● **Task to carry out**:
From the line with "Emit a web page" to the line with "d3.scaleLinear().domain([0, 250]).range([plotB, plotT]);", both lines included, set down exactly those lines, please, and no others.

● **Record list**:
## START
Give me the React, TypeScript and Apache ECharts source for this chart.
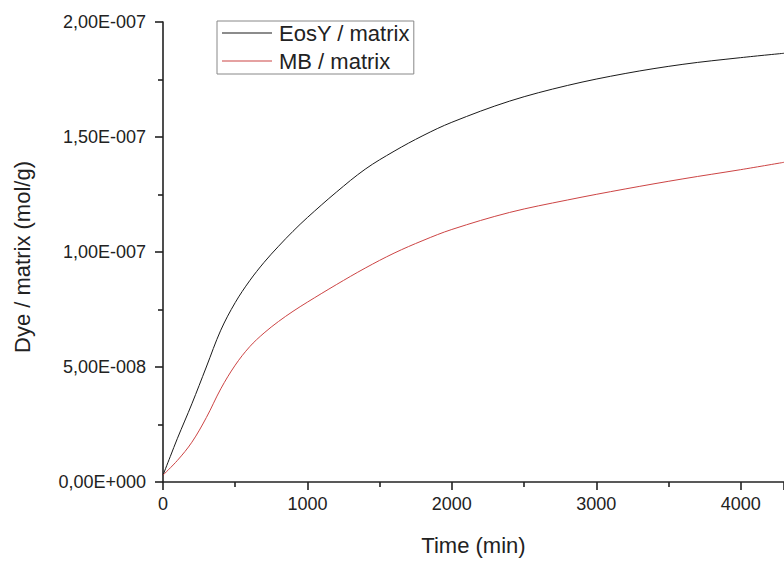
## END
## START
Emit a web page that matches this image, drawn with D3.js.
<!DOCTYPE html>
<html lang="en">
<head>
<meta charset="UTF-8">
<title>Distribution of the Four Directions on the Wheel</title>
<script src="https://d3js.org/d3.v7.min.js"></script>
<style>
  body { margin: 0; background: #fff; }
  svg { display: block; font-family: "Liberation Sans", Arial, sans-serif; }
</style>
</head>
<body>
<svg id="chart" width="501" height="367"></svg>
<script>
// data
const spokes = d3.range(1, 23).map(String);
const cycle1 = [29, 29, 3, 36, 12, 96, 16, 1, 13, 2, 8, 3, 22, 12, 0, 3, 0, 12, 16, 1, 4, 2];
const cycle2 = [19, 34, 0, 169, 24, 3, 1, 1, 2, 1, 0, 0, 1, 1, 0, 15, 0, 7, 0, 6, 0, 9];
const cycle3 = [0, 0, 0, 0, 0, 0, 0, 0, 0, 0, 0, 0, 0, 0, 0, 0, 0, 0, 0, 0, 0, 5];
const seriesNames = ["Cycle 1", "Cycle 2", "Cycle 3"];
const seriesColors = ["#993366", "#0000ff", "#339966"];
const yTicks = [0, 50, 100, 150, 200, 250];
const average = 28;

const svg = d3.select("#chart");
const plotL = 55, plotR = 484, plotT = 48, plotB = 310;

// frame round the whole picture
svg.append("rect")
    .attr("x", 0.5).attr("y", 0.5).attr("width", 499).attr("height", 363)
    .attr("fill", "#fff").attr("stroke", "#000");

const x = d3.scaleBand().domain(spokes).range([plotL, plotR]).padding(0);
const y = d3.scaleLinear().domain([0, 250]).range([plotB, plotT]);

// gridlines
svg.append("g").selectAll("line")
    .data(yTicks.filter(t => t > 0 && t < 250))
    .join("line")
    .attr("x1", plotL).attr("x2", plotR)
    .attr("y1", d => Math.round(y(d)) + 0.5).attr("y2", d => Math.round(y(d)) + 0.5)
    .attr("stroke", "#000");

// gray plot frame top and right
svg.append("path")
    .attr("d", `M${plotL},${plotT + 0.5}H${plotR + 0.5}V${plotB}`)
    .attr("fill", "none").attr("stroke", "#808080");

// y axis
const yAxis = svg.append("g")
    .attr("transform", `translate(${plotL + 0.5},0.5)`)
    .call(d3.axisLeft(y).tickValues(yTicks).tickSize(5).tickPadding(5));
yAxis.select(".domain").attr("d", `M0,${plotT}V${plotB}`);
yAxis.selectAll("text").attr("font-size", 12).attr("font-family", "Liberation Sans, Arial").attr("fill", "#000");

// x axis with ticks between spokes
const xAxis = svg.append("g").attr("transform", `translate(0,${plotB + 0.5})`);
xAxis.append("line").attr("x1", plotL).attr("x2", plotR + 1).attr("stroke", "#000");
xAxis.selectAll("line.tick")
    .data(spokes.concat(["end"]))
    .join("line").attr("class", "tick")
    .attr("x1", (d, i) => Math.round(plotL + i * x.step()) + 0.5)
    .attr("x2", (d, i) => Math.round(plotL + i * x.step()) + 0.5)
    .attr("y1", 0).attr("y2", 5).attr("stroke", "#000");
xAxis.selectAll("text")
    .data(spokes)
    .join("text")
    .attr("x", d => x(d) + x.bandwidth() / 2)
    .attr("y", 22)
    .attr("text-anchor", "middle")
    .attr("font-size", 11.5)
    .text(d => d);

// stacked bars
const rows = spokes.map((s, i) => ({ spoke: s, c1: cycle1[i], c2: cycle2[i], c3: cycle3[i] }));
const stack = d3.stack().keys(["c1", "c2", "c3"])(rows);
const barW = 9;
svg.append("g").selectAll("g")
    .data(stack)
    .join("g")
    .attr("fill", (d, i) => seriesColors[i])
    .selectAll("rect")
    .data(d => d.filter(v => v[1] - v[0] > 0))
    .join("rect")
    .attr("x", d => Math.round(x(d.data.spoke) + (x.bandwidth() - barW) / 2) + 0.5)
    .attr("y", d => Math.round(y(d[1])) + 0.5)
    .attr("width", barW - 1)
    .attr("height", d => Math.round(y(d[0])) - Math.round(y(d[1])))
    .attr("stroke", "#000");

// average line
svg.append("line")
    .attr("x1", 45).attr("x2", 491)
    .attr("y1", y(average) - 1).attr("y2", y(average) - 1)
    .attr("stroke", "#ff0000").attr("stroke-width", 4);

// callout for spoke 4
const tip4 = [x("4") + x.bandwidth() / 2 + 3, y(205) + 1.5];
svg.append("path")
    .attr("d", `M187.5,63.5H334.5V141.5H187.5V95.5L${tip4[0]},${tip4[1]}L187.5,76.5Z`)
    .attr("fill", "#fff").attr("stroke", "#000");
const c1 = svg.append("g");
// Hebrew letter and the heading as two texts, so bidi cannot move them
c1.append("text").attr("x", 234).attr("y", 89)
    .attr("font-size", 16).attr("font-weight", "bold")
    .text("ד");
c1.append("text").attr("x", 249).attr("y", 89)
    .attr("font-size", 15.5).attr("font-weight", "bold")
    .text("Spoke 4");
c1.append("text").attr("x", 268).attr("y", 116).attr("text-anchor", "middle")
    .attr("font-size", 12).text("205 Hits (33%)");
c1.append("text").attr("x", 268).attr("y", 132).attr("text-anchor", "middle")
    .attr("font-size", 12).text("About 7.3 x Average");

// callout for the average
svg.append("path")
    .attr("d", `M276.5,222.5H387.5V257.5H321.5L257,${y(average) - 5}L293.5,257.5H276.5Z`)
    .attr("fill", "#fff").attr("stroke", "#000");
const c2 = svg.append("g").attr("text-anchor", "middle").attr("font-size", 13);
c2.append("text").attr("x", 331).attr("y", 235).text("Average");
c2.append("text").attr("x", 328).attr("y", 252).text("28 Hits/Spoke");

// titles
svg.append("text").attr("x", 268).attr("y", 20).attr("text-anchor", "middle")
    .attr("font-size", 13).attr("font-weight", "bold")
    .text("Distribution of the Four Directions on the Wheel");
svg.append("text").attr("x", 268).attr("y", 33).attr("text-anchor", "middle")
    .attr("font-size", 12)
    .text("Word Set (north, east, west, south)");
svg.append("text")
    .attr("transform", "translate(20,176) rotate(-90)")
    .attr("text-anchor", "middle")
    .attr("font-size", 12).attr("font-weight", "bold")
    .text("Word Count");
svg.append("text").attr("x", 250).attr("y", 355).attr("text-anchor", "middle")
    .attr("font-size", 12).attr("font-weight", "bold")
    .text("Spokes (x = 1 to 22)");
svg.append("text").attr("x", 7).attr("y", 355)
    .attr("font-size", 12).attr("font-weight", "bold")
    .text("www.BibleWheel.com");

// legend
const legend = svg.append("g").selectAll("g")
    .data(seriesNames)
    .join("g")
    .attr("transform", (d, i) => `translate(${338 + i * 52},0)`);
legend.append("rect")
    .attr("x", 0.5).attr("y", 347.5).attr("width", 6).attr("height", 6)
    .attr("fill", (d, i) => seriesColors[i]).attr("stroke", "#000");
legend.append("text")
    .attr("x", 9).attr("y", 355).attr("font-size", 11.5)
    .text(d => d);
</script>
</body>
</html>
## END
● **Task solution**:
Emit a web page that matches this image, drawn with D3.js.
<!DOCTYPE html>
<html lang="en">
<head>
<meta charset="UTF-8">
<title>Distribution of the Four Directions on the Wheel</title>
<script src="https://d3js.org/d3.v7.min.js"></script>
<style>
  body { margin: 0; background: #fff; }
  svg { display: block; font-family: "Liberation Sans", Arial, sans-serif; }
</style>
</head>
<body>
<svg id="chart" width="501" height="367"></svg>
<script>
// data
const spokes = d3.range(1, 23).map(String);
const cycle1 = [29, 29, 3, 36, 12, 96, 16, 1, 13, 2, 8, 3, 22, 12, 0, 3, 0, 12, 16, 1, 4, 2];
const cycle2 = [19, 34, 0, 169, 24, 3, 1, 1, 2, 1, 0, 0, 1, 1, 0, 15, 0, 7, 0, 6, 0, 9];
const cycle3 = [0, 0, 0, 0, 0, 0, 0, 0, 0, 0, 0, 0, 0, 0, 0, 0, 0, 0, 0, 0, 0, 5];
const seriesNames = ["Cycle 1", "Cycle 2", "Cycle 3"];
const seriesColors = ["#993366", "#0000ff", "#339966"];
const yTicks = [0, 50, 100, 150, 200, 250];
const average = 28;

const svg = d3.select("#chart");
const plotL = 55, plotR = 484, plotT = 48, plotB = 310;

// frame round the whole picture
svg.append("rect")
    .attr("x", 0.5).attr("y", 0.5).attr("width", 499).attr("height", 363)
    .attr("fill", "#fff").attr("stroke", "#000");

const x = d3.scaleBand().domain(spokes).range([plotL, plotR]).padding(0);
const y = d3.scaleLinear().domain([0, 250]).range([plotB, plotT]);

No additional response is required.